CPDI shape functions for the Material Point Method

In a conventional MPM formulation, the shape functions on the grid are the same as in a traditional FEM solution. In the CPDI, the shape functions on the grid are replaced by alternative (and still linearly complete*) shape functions, given by piecewise linear interpolations of the traditional FEM shape functions to the boundaries of the particles.  This change provides FEM-level accuracy in moderately deforming regions while retaining the attractive feature of MPM that particles can move arbitrarily relative to one another in massively deforming regions (provided, of course, that the deformation is updated in a manner compatible with the constitutive model).

In the images below, the shaded regions are the traditional FEM “tent” linear shape functions in 1-D, and the solid lines are the CPDI interpolated shape functions, which clearly change based on particle position relative to the grid.  Both the traditional FEM tent functions and these new CPDI functions are linearly complete (i.e., they can exactly fit any affine function). The tremendous advantage of CPDI is that the basis functions are extraordinarily simple over a particle domain, thus facilitating exact and efficient evaluation of integrals over particle domains.

The greatest advantage of the CPDI alternative shape functions is that they allow an MPM formulation to retain particle-to-particle coupling regardless of the amount of particle stretch:

CPDI’s support for arbitrary stretch allows this method to avoid the so-called extension instability that results in apparent fracture when particles separate by more than one grid cell.  With CPDI, fracture is returned to being a constitutive feature, not a numerical artifact. For further information, refer to our full publication.

These images show CPDI’s adaptive grid basis functions (equal to coefficients of the CPDI nodal values in the field descriptions used in the weak form). To see similar animations of the particle basis functions (equal to coefficient of particle values in the same field), see https://csmbrannon.net/2013/09/29/particle-basis-function-in-the-cpdi-method/. That post also illustrates performance of the method to describe constant and linear fields for a variety of grid-particle morphologies.

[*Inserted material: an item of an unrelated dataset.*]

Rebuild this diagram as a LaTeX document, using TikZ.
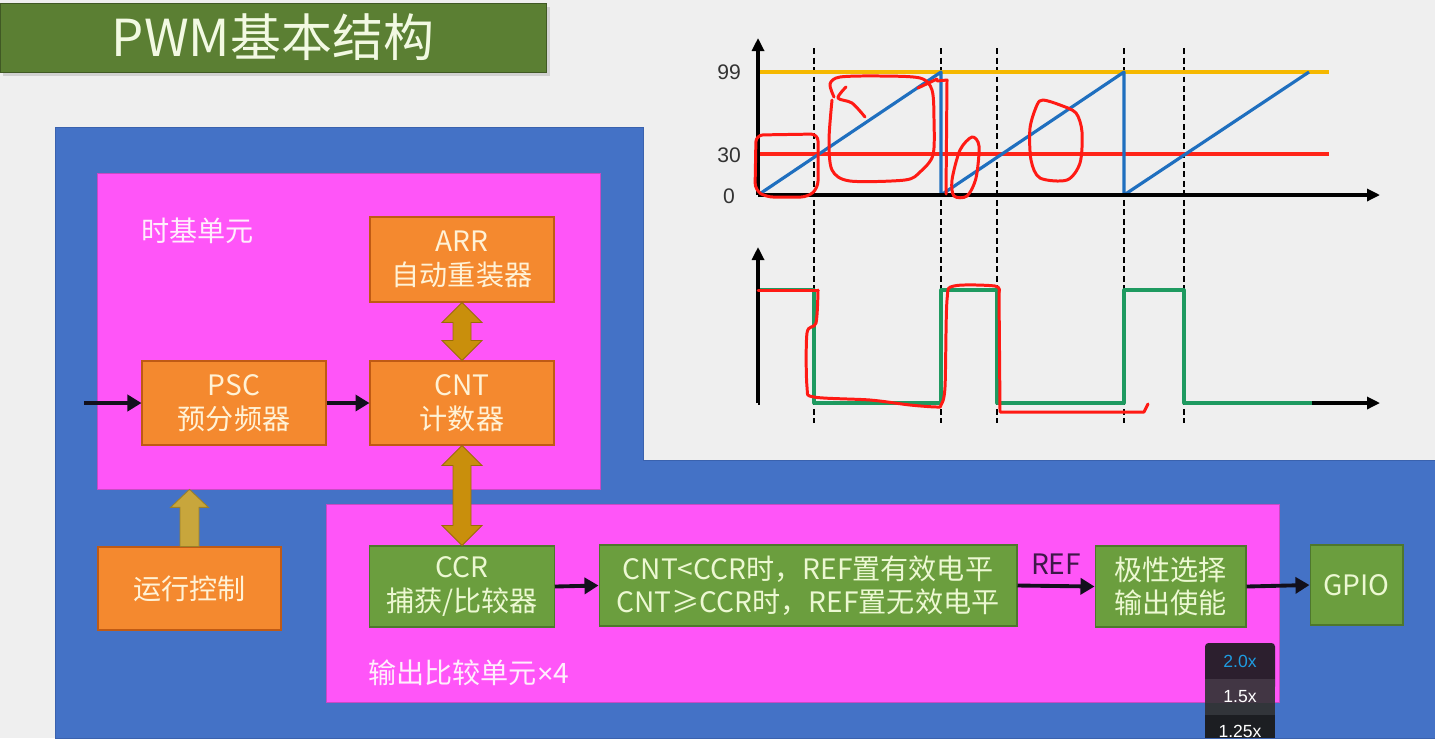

* Strictly speaking, linear completeness is ensured exactly in 1-D, but only asymptotically for 2-D and 3-D.  To be linearly complete, the approximate basis functions need to provide a partition of unity and be able to exactly represent a linear field, which means that the particle characteristic domains (convecting parallelograms in a basic CPDI formulation) must have no gaps and no overlaps.  The CPDI parallelograms provide only a first-order paving, with tiny gaps and tiny overlaps at corners of the parallelograms. Thus, partition of unity is satisfied only approximately. The error is extremely small because CPDI phrases all integrals in terms of averages over the particle domains. In comparison to the total size of the particle domain, the topological measure of the gap/overlap regions is very small and it rapidly goes to zero with refinement of the discretization, thus providing a superior rate of convergence despite small violations of partition of unity.